(Code that draws figures)
────────────────────────────────────────
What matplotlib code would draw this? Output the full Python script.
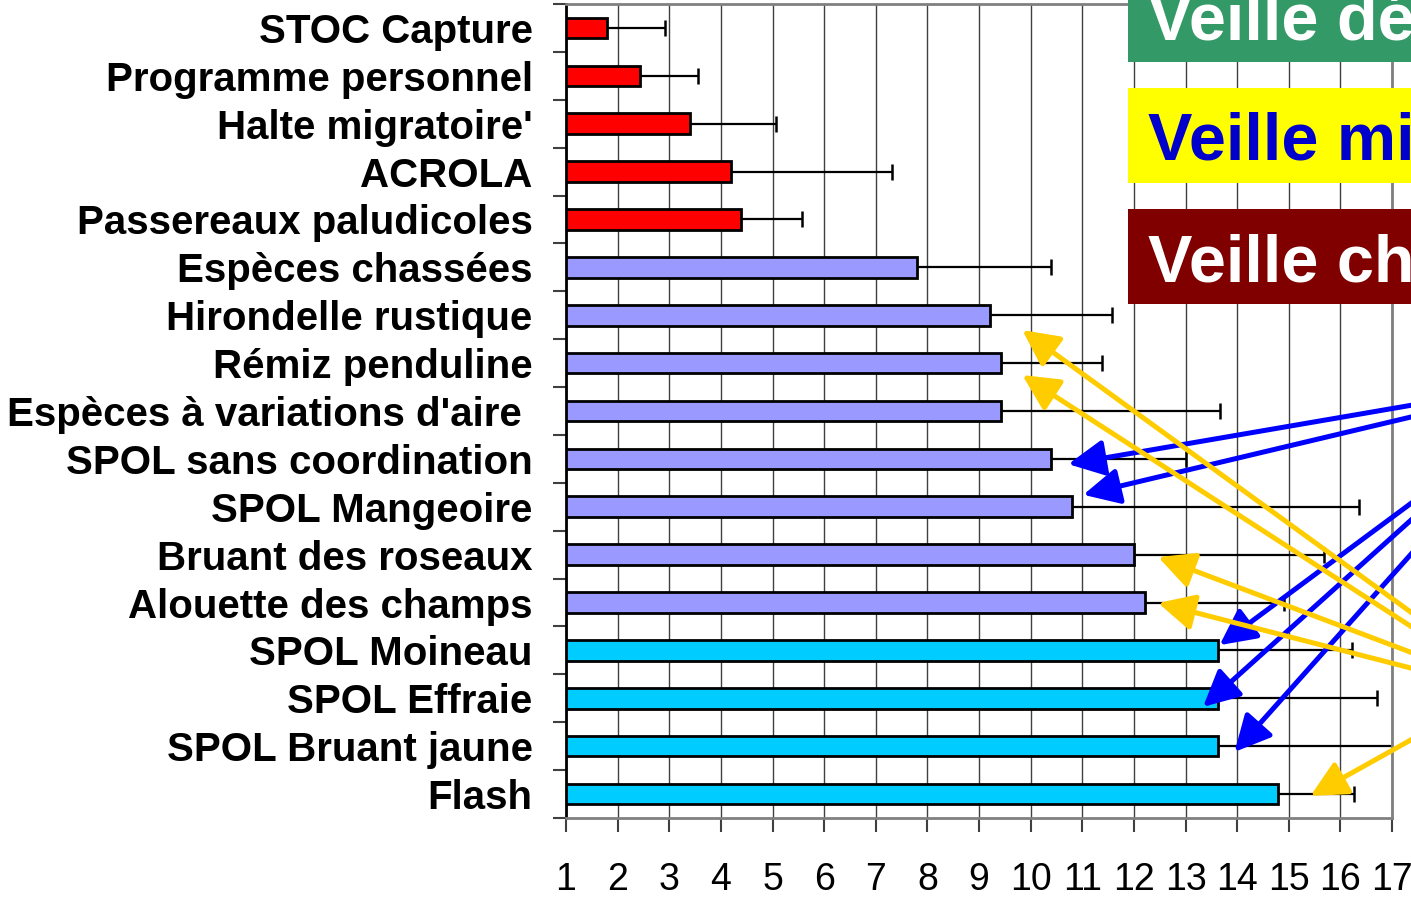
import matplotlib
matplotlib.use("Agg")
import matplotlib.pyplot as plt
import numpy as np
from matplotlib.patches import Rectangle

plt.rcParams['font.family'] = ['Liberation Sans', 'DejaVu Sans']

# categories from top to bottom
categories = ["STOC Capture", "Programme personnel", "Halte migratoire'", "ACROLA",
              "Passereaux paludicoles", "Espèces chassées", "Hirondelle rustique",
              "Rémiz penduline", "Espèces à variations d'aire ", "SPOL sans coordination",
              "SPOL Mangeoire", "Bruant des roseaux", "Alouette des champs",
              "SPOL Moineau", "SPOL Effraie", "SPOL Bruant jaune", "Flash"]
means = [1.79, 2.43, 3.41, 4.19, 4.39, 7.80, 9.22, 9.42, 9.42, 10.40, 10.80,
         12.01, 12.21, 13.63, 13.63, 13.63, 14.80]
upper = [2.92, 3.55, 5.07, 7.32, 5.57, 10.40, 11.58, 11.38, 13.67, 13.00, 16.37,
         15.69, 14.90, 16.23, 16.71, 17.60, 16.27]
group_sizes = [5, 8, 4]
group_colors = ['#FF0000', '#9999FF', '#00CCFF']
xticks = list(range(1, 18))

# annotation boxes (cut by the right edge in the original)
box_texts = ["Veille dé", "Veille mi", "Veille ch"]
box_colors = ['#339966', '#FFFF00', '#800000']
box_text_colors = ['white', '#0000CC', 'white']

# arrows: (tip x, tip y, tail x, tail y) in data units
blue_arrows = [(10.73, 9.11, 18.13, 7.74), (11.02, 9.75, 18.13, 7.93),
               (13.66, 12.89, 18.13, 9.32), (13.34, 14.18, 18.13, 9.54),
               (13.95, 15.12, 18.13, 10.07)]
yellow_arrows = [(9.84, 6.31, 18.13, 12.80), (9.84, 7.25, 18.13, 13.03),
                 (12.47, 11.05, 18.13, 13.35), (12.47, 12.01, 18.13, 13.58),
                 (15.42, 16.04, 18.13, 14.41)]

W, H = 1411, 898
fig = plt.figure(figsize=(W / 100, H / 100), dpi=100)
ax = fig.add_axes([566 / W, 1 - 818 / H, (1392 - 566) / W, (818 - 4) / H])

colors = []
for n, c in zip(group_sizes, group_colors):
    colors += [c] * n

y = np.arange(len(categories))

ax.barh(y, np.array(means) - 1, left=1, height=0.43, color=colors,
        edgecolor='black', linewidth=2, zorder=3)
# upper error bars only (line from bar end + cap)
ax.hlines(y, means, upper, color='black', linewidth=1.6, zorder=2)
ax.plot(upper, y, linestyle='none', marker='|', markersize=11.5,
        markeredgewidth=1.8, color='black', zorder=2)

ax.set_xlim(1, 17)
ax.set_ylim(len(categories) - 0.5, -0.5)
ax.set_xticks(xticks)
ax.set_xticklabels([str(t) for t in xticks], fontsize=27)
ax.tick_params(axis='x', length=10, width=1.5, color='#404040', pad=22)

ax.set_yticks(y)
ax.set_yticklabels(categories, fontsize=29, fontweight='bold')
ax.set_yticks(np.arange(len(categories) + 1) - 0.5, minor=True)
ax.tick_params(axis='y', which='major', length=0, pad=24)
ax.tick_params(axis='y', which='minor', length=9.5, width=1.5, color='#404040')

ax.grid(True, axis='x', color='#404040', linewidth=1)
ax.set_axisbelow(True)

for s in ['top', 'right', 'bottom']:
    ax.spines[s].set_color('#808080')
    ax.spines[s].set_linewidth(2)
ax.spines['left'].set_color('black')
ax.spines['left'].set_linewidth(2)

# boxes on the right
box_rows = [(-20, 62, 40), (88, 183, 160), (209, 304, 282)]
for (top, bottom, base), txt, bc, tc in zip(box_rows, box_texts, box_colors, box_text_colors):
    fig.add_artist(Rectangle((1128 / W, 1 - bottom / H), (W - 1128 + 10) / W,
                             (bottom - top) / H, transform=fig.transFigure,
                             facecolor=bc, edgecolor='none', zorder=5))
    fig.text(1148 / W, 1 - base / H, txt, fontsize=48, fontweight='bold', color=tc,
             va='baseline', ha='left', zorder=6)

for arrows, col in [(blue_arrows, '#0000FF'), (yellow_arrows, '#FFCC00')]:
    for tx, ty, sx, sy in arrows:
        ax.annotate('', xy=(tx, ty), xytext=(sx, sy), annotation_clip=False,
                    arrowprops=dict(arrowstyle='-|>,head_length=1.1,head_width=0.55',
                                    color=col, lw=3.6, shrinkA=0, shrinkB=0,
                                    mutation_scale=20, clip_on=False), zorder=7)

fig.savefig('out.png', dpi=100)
────────────────────────────────────────
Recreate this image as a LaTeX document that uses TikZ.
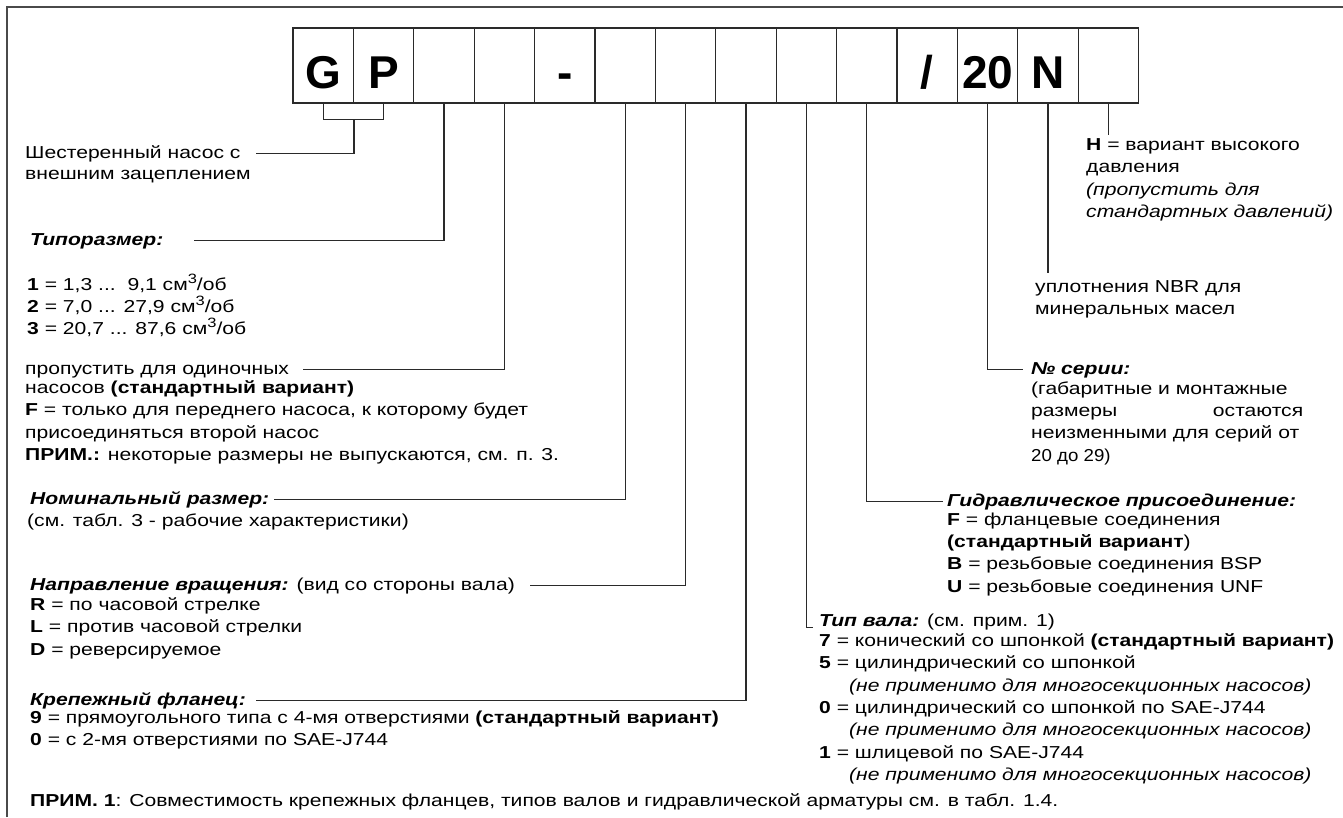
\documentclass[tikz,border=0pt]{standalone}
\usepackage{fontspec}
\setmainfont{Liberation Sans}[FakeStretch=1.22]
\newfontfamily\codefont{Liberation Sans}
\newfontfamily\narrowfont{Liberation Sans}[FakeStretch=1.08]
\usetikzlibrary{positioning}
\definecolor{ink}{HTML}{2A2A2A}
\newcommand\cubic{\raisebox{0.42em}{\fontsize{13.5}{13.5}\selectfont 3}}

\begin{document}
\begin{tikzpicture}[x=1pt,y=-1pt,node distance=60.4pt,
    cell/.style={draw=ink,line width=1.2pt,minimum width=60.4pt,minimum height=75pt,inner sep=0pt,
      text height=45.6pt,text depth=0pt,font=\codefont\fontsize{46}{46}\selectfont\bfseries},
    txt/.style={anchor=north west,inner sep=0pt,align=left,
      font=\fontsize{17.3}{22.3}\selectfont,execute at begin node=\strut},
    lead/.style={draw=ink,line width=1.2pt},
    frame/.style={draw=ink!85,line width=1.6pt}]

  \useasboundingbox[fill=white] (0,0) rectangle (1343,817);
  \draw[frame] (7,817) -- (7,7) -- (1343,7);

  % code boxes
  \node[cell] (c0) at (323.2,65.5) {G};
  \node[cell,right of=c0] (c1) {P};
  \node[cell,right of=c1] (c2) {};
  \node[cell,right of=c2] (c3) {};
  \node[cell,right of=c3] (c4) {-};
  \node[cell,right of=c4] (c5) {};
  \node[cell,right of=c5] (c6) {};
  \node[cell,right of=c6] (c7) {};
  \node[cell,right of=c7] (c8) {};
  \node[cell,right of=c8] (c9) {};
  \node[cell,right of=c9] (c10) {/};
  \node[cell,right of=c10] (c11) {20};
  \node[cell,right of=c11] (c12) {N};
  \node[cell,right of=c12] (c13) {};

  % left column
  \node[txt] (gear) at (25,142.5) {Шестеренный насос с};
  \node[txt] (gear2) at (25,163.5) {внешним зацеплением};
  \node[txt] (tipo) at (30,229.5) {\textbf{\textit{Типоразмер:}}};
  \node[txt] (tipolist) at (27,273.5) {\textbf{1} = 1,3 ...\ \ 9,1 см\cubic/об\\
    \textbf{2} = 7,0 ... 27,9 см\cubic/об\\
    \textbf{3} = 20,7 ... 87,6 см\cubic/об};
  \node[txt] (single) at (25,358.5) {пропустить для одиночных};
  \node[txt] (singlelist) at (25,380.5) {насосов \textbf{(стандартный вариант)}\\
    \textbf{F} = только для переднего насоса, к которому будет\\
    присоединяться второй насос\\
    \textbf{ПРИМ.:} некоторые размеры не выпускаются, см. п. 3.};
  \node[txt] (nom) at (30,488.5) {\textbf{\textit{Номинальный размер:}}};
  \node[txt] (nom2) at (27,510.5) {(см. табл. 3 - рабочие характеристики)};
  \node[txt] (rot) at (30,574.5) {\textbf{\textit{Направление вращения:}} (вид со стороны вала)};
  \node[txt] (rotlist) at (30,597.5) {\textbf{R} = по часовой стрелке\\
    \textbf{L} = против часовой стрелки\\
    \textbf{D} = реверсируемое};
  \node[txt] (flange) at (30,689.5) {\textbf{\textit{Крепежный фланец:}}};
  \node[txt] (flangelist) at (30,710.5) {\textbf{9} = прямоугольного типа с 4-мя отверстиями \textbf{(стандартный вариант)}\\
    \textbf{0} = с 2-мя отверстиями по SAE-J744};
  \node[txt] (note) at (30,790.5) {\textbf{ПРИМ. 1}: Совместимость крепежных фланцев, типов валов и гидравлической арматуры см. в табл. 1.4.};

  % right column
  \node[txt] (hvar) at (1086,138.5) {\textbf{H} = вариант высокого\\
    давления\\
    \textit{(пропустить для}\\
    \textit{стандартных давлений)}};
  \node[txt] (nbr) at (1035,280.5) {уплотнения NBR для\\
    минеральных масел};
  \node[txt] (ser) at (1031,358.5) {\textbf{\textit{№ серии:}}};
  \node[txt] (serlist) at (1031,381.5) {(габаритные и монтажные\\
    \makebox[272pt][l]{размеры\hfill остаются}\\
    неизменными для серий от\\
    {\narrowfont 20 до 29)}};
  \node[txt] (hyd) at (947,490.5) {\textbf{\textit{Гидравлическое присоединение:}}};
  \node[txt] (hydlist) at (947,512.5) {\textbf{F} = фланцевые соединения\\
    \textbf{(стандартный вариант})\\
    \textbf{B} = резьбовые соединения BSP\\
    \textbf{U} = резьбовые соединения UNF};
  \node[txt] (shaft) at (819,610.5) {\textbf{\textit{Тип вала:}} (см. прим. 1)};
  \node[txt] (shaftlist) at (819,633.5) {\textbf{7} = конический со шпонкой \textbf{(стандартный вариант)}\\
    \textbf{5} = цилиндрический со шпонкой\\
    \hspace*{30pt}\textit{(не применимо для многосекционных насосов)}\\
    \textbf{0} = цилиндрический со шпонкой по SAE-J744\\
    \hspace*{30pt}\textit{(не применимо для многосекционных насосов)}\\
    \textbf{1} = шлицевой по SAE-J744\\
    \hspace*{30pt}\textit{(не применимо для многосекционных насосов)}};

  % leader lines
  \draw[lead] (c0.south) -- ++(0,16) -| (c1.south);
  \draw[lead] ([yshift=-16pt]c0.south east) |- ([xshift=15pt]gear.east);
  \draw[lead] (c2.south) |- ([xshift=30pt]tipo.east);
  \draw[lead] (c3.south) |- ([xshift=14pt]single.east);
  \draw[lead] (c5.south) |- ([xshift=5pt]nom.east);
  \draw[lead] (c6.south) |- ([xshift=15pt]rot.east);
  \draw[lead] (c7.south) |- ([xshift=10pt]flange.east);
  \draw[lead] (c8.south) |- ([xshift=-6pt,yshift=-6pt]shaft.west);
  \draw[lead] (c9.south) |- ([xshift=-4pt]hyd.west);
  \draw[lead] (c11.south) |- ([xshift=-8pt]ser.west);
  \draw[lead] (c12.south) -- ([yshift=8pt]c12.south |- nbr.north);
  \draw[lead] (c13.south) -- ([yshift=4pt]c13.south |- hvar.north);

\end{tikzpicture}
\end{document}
────────────────────────────────────────
» Aim of the exercise
Starting at the line that contains "What matplotlib code" and stopping after the line that contains "plt.rcParams['font.family'] = ['Liberation", copy every line exactly. Leave any pictures behind.

» Result of the exercise
What matplotlib code would draw this? Output the full Python script.
import matplotlib
matplotlib.use("Agg")
import matplotlib.pyplot as plt
import numpy as np
from matplotlib.patches import Rectangle

plt.rcParams['font.family'] = ['Liberation Sans', 'DejaVu Sans']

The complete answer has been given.